■ RECORDED DATA:
--- Start ---

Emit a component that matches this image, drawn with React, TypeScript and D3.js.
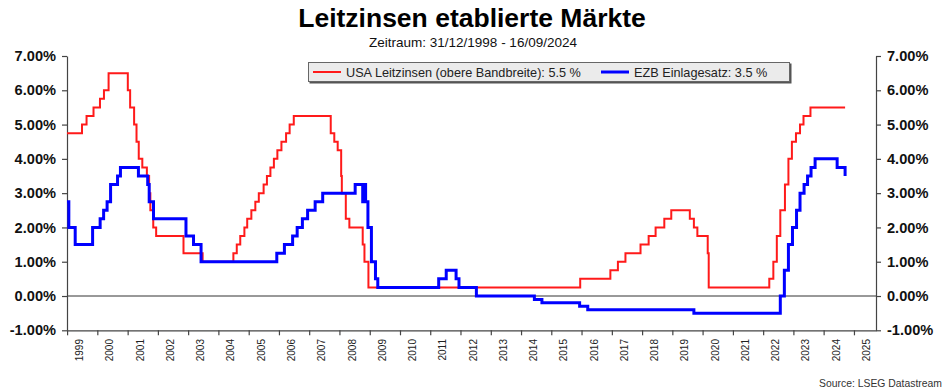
import React, { useEffect, useRef } from "react";
import * as d3 from "d3";

// USA Leitzinsen (obere Bandbreite), Stufen ab Datum
const fedDates = [
  "1998-12-31", "1999-06-30", "1999-08-24", "1999-11-16", "2000-02-02", "2000-03-21",
  "2000-05-16", "2001-01-03", "2001-01-31", "2001-03-20", "2001-04-18", "2001-05-15",
  "2001-06-27", "2001-08-21", "2001-09-17", "2001-10-02", "2001-11-06", "2001-12-11",
  "2002-11-06", "2003-06-25", "2004-06-30", "2004-08-10", "2004-09-21", "2004-11-10",
  "2004-12-14", "2005-02-02", "2005-03-22", "2005-05-03", "2005-06-30", "2005-08-09",
  "2005-09-20", "2005-11-01", "2005-12-13", "2006-01-31", "2006-03-28", "2006-05-10",
  "2006-06-29", "2007-09-18", "2007-10-31", "2007-12-11", "2008-01-22", "2008-01-30",
  "2008-03-18", "2008-04-30", "2008-10-08", "2008-10-29", "2008-12-16", "2015-12-16",
  "2016-12-14", "2017-03-15", "2017-06-14", "2017-12-13", "2018-03-21", "2018-06-13",
  "2018-09-26", "2018-12-19", "2019-07-31", "2019-09-18", "2019-10-30", "2020-03-03",
  "2020-03-15", "2022-03-16", "2022-05-04", "2022-06-15", "2022-07-27", "2022-09-21",
  "2022-11-02", "2022-12-14", "2023-02-01", "2023-03-22", "2023-05-03", "2023-07-26",
  "2024-09-16",
];
const fedRates = [
  4.75, 5.0, 5.25, 5.5, 5.75, 6.0,
  6.5, 6.0, 5.5, 5.0, 4.5, 4.0,
  3.75, 3.5, 3.0, 2.5, 2.0, 1.75,
  1.25, 1.0, 1.25, 1.5, 1.75, 2.0,
  2.25, 2.5, 2.75, 3.0, 3.25, 3.5,
  3.75, 4.0, 4.25, 4.5, 4.75, 5.0,
  5.25, 4.75, 4.5, 4.25, 3.5, 3.0,
  2.25, 2.0, 1.5, 1.0, 0.25, 0.5,
  0.75, 1.0, 1.25, 1.5, 1.75, 2.0,
  2.25, 2.5, 2.25, 2.0, 1.75, 1.25,
  0.25, 0.5, 1.0, 1.75, 2.5, 3.25,
  4.0, 4.5, 4.75, 5.0, 5.25, 5.5,
  5.5,
];

// EZB Einlagesatz
const ecbDates = [
  "1998-12-31", "1999-01-22", "1999-04-09", "1999-11-05", "2000-02-04", "2000-03-17",
  "2000-04-28", "2000-06-09", "2000-09-01", "2000-10-06", "2001-05-11", "2001-08-31",
  "2001-09-18", "2001-11-09", "2002-12-06", "2003-03-07", "2003-06-06", "2005-12-06",
  "2006-03-08", "2006-06-15", "2006-08-09", "2006-10-11", "2006-12-13", "2007-03-14",
  "2007-06-13", "2008-07-09", "2008-10-08", "2008-10-15", "2008-11-12", "2008-12-10",
  "2009-01-21", "2009-03-11", "2009-04-08", "2011-04-13", "2011-07-13", "2011-11-09",
  "2011-12-14", "2012-07-11", "2014-06-11", "2014-09-10", "2015-12-09", "2016-03-16",
  "2019-09-18", "2022-07-27", "2022-09-14", "2022-11-02", "2022-12-21", "2023-02-08",
  "2023-03-22", "2023-05-10", "2023-06-21", "2023-08-02", "2023-09-20", "2024-06-12",
  "2024-09-16",
];
const ecbRates = [
  2.75, 2.0, 1.5, 2.0, 2.25, 2.5,
  2.75, 3.25, 3.5, 3.75, 3.5, 3.25,
  2.75, 2.25, 1.75, 1.5, 1.0, 1.25,
  1.5, 1.75, 2.0, 2.25, 2.5, 2.75,
  3.0, 3.25, 2.75, 3.25, 2.75, 2.0,
  1.0, 0.5, 0.25, 0.5, 0.75, 0.5,
  0.25, 0.0, -0.1, -0.2, -0.3, -0.4,
  -0.5, 0.0, 0.75, 1.5, 2.0, 2.5,
  3.0, 3.25, 3.5, 3.75, 4.0, 3.75,
  3.5,
];

const yTicks = [-1, 0, 1, 2, 3, 4, 5, 6, 7];
const yearLabels = [
  "1999", "2000", "2001", "2002", "2003", "2004", "2005", "2006", "2007",
  "2008", "2009", "2010", "2011", "2012", "2013", "2014", "2015", "2016",
  "2017", "2018", "2019", "2020", "2021", "2022", "2023", "2024", "2025",
];
const seriesNames = ["USA Leitzinsen (obere Bandbreite): 5.5 %", "EZB Einlagesatz: 3.5 %"];

const App: React.FC = () => {
  const svgRef = useRef<SVGSVGElement | null>(null);

  useEffect(() => {
    const svg = d3.select(svgRef.current);
    svg.selectAll("*").remove();

    const W = 945;
    const H = 390;
    const left = 67;
    const right = 876;
    const top = 56;
    const bottom = 330.3;
    const font = "'Liberation Sans', Arial, sans-serif";
    const parse = d3.timeParse("%Y-%m-%d");

    const x = d3
      .scaleTime()
      .domain([parse("1998-12-31")!, parse("2025-09-24")!])
      .range([left, right]);
    const y = d3.scaleLinear().domain([-1, 7]).range([bottom, top]);

    svg.append("rect").attr("width", W).attr("height", H).attr("fill", "white");

    // title
    svg
      .append("text")
      .attr("x", 472)
      .attr("y", 27)
      .attr("text-anchor", "middle")
      .style("font-family", font)
      .style("font-weight", 700)
      .style("font-size", "26.5px")
      .attr("fill", "#000")
      .text("Leitzinsen etablierte Märkte");

    svg
      .append("text")
      .attr("x", 473)
      .attr("y", 47)
      .attr("text-anchor", "middle")
      .style("font-family", font)
      .style("font-size", "13.5px")
      .attr("fill", "#111")
      .text("Zeitraum: 31/12/1998 - 16/09/2024");

    // zero line
    svg
      .append("line")
      .attr("x1", left)
      .attr("x2", right)
      .attr("y1", y(0))
      .attr("y2", y(0))
      .attr("stroke", "#333")
      .attr("stroke-width", 1);

    const styleAxis = (g: d3.Selection<SVGGElement, unknown, null, undefined>) => {
      g.selectAll("path").attr("stroke", "#444").attr("stroke-width", 1.2);
      g.selectAll("line").attr("stroke", "#444").attr("stroke-width", 1.2);
      g.selectAll("text")
        .attr("fill", "#111")
        .style("font-family", font)
        .style("font-weight", 700)
        .style("font-size", "14.6px");
    };

    const minorY = d3.range(-1, 7.001, 0.2);
    const fmt = (d: d3.NumberValue) => (d as number).toFixed(2) + "%";

    // left axis
    const gl = svg.append("g").attr("transform", `translate(${left},0)`);
    gl.call(d3.axisLeft(y).tickValues(minorY).tickSize(3).tickFormat(() => "").tickSizeOuter(0));
    gl.call(d3.axisLeft(y).tickValues(yTicks).tickSize(5).tickPadding(6).tickFormat(fmt).tickSizeOuter(0));
    styleAxis(gl);

    // right axis
    const gr = svg.append("g").attr("transform", `translate(${right},0)`);
    gr.call(d3.axisRight(y).tickValues(minorY).tickSize(3).tickFormat(() => "").tickSizeOuter(0));
    gr.call(d3.axisRight(y).tickValues(yTicks).tickSize(5).tickPadding(6).tickFormat(fmt).tickSizeOuter(0));
    styleAxis(gr);

    // bottom axis
    const gb = svg.append("g").attr("transform", `translate(0,${bottom})`);
    gb.call(d3.axisBottom(x).ticks(d3.timeMonth.every(3)).tickSize(3).tickFormat(() => "").tickSizeOuter(0));
    gb.call(d3.axisBottom(x).ticks(d3.timeYear.every(1)).tickSize(5).tickFormat(() => "").tickSizeOuter(0));
    styleAxis(gb);

    // year labels, rotated
    svg
      .append("g")
      .selectAll("text")
      .data(yearLabels)
      .enter()
      .append("text")
      .attr("transform", (d) => {
        const mid = x(new Date(+d, 6, 1));
        return `translate(${mid + 1},339) rotate(-90)`;
      })
      .attr("text-anchor", "end")
      .style("font-family", font)
      .style("font-size", "10px")
      .attr("fill", "#222")
      .text((d) => d);

    // series
    const line = d3
      .line<[Date, number]>()
      .x((d) => x(d[0]))
      .y((d) => y(d[1]))
      .curve(d3.curveStepAfter);

    const fed: [Date, number][] = fedDates.map((d, i) => [parse(d)!, fedRates[i]]);
    const ecb: [Date, number][] = ecbDates.map((d, i) => [parse(d)!, ecbRates[i]]);

    svg
      .append("path")
      .datum(fed)
      .attr("d", line)
      .attr("fill", "none")
      .attr("stroke", "#ff1a1a")
      .attr("stroke-width", 2);

    svg
      .append("path")
      .datum(ecb)
      .attr("d", line)
      .attr("fill", "none")
      .attr("stroke", "#0000ff")
      .attr("stroke-width", 3);

    // legend
    const lg = svg.append("g");
    lg.append("rect")
      .attr("x", 309.5)
      .attr("y", 63.5)
      .attr("width", 482)
      .attr("height", 20)
      .attr("fill", "#555");
    lg.append("rect")
      .attr("x", 308.5)
      .attr("y", 62.5)
      .attr("width", 481)
      .attr("height", 19)
      .attr("fill", "#ebebeb")
      .attr("stroke", "#666")
      .attr("stroke-width", 1);

    const items = [
      { x1: 313, x2: 341, color: "#ff1a1a", w: 2 },
      { x1: 601, x2: 629, color: "#0000ff", w: 3 },
    ];
    items.forEach((it, i) => {
      lg.append("line")
        .attr("x1", it.x1)
        .attr("x2", it.x2)
        .attr("y1", 72)
        .attr("y2", 72)
        .attr("stroke", it.color)
        .attr("stroke-width", it.w);
      lg.append("text")
        .attr("x", it.x2 + 5)
        .attr("y", 76.5)
        .style("font-family", font)
        .style("font-size", "12.7px")
        .attr("fill", "#222")
        .text(seriesNames[i]);
    });

    // source
    svg
      .append("text")
      .attr("x", 942)
      .attr("y", 387)
      .attr("text-anchor", "end")
      .style("font-family", font)
      .style("font-size", "10.4px")
      .attr("fill", "#333")
      .text("Source: LSEG Datastream");
  }, []);

  return (
    <svg
      ref={svgRef}
      width={945}
      height={390}
      style={{ position: "absolute", left: 0, top: 0, display: "block" }}
    ></svg>
  );
};

export default App;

--- End ---

■ TASK INSTRUCTIONS:
From the opening line of the listing above through the line bearing "import * as", repeat each line exactly. Drop every picture.

■ FULL RESPONSE:
Emit a component that matches this image, drawn with React, TypeScript and D3.js.
import React, { useEffect, useRef } from "react";
import * as d3 from "d3";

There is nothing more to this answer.